*Exercise directions*. Reproduce every line of the listing as written, apart from the pictures.
+---+
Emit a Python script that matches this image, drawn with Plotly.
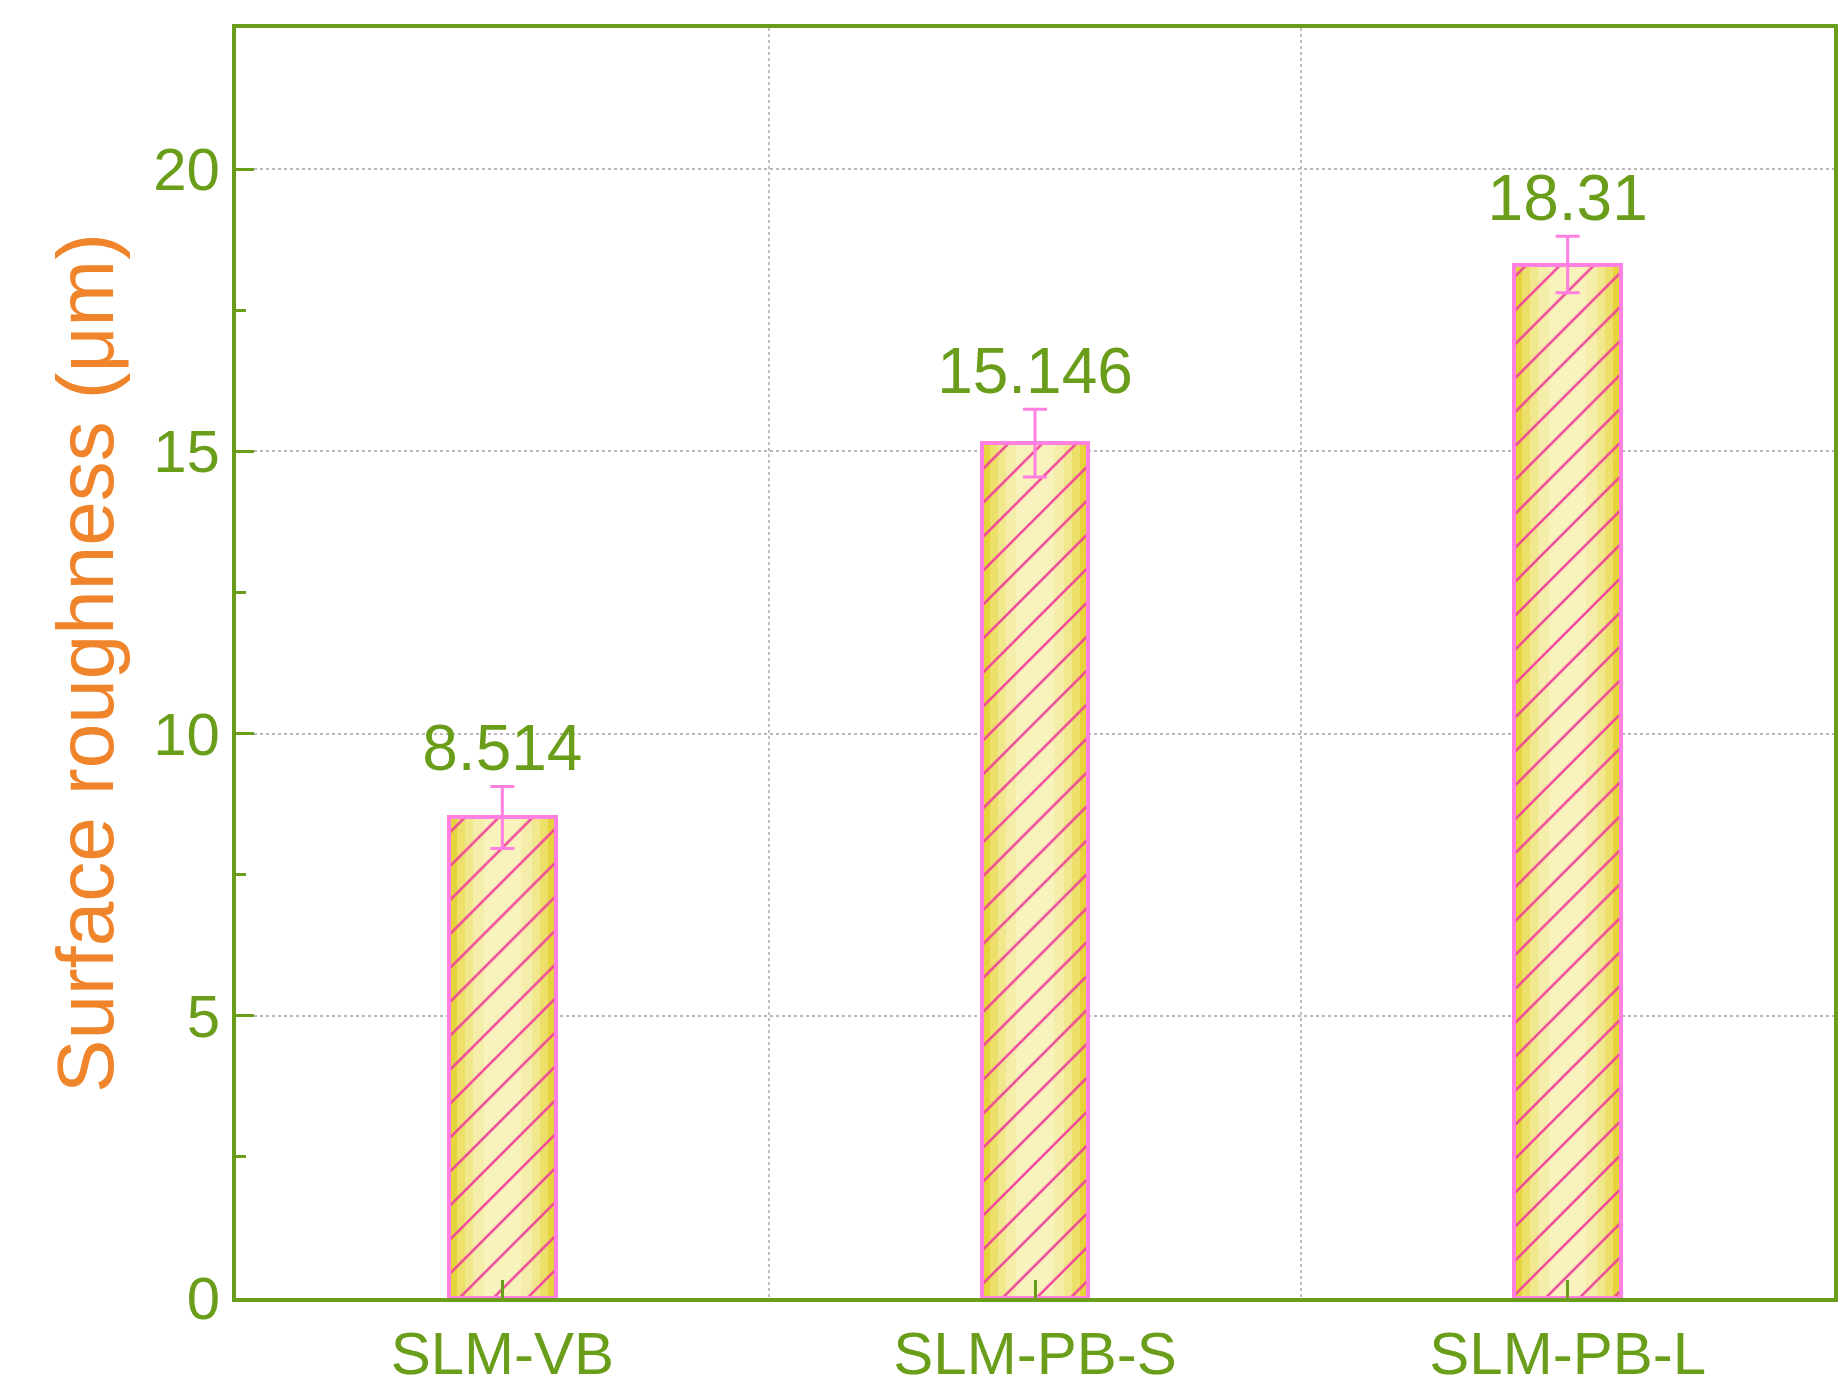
import plotly.graph_objects as go

categories = ["SLM-VB", "SLM-PB-S", "SLM-PB-L"]
values = [8.514, 15.146, 18.31]
errors = [0.55, 0.6, 0.5]
labels = ["8.514", "15.146", "18.31"]

xpos = list(range(len(categories)))
green = "#6a9e1a"
pink = "#ff80e0"
fig = go.Figure()
layers = [(0.2, "#e6d43c"), (0.17, "#ecdf6a"), (0.14, "#f1e88e"), (0.11, "#f5eeaa"), (0.07, "#f8f2bc")]
for w, c in layers:
    fig.add_trace(go.Bar(x=xpos, y=values, width=w, marker=dict(color=c, line=dict(width=0)),
                         showlegend=False, hoverinfo="skip"))
fig.add_trace(go.Bar(x=xpos, y=values, width=0.2,
                     marker=dict(color="rgba(0,0,0,0)", line=dict(color=pink, width=4),
                                 pattern=dict(shape="/", fgcolor="#f0409a", bgcolor="rgba(0,0,0,0)",
                                              size=24, solidity=0.1, fillmode="replace")),
                     error_y=dict(type="data", array=errors, color=pink, thickness=3, width=12),
                     showlegend=False))
fig.add_trace(go.Scatter(x=xpos, y=[v + e for v, e in zip(values, errors)], mode="text",
                         text=labels, textposition="top center",
                         textfont=dict(size=64, color=green, family="Liberation Sans"), showlegend=False))

axis_common = dict(showline=True, linewidth=4, linecolor=green, mirror=True,
                   ticks="inside", tickcolor=green, tickwidth=3, ticklen=18,
                   tickfont=dict(size=60, color=green, family="Liberation Sans"),
                   zeroline=False)
fig.update_layout(
    barmode="overlay", bargap=0,
    width=1848, height=1391, plot_bgcolor="white", paper_bgcolor="white",
    margin=dict(l=228, r=22, t=20, b=84),
    xaxis=dict(range=[-0.5, 2.5], tickvals=xpos, ticktext=categories, showgrid=False,
               minor=dict(tickvals=[0.5, 1.5], ticks="", showgrid=True, gridcolor="#c0c0c0", griddash="dot", gridwidth=1.5),
               **axis_common),
    yaxis=dict(range=[0, 22.5], tickvals=[0, 5, 10, 15, 20], showgrid=True, gridcolor="#b8b8b8", griddash="dot", gridwidth=2,
               minor=dict(tickvals=[2.5, 7.5, 12.5, 17.5], ticks="inside", ticklen=10, tickcolor=green, tickwidth=3, showgrid=False),
               title=dict(text="Surface roughness (μm)", font=dict(size=80, color="#f0842a", family="Liberation Sans"), standoff=14),
               **axis_common),
)
fig.write_html("out.html")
+---+
*Task answer*.
Emit a Python script that matches this image, drawn with Plotly.
import plotly.graph_objects as go

categories = ["SLM-VB", "SLM-PB-S", "SLM-PB-L"]
values = [8.514, 15.146, 18.31]
errors = [0.55, 0.6, 0.5]
labels = ["8.514", "15.146", "18.31"]

xpos = list(range(len(categories)))
green = "#6a9e1a"
pink = "#ff80e0"
fig = go.Figure()
layers = [(0.2, "#e6d43c"), (0.17, "#ecdf6a"), (0.14, "#f1e88e"), (0.11, "#f5eeaa"), (0.07, "#f8f2bc")]
for w, c in layers:
    fig.add_trace(go.Bar(x=xpos, y=values, width=w, marker=dict(color=c, line=dict(width=0)),
                         showlegend=False, hoverinfo="skip"))
fig.add_trace(go.Bar(x=xpos, y=values, width=0.2,
                     marker=dict(color="rgba(0,0,0,0)", line=dict(color=pink, width=4),
                                 pattern=dict(shape="/", fgcolor="#f0409a", bgcolor="rgba(0,0,0,0)",
                                              size=24, solidity=0.1, fillmode="replace")),
                     error_y=dict(type="data", array=errors, color=pink, thickness=3, width=12),
                     showlegend=False))
fig.add_trace(go.Scatter(x=xpos, y=[v + e for v, e in zip(values, errors)], mode="text",
                         text=labels, textposition="top center",
                         textfont=dict(size=64, color=green, family="Liberation Sans"), showlegend=False))

axis_common = dict(showline=True, linewidth=4, linecolor=green, mirror=True,
                   ticks="inside", tickcolor=green, tickwidth=3, ticklen=18,
                   tickfont=dict(size=60, color=green, family="Liberation Sans"),
                   zeroline=False)
fig.update_layout(
    barmode="overlay", bargap=0,
    width=1848, height=1391, plot_bgcolor="white", paper_bgcolor="white",
    margin=dict(l=228, r=22, t=20, b=84),
    xaxis=dict(range=[-0.5, 2.5], tickvals=xpos, ticktext=categories, showgrid=False,
               minor=dict(tickvals=[0.5, 1.5], ticks="", showgrid=True, gridcolor="#c0c0c0", griddash="dot", gridwidth=1.5),
               **axis_common),
    yaxis=dict(range=[0, 22.5], tickvals=[0, 5, 10, 15, 20], showgrid=True, gridcolor="#b8b8b8", griddash="dot", gridwidth=2,
               minor=dict(tickvals=[2.5, 7.5, 12.5, 17.5], ticks="inside", ticklen=10, tickcolor=green, tickwidth=3, showgrid=False),
               title=dict(text="Surface roughness (μm)", font=dict(size=80, color="#f0842a", family="Liberation Sans"), standoff=14),
               **axis_common),
)
fig.write_html("out.html")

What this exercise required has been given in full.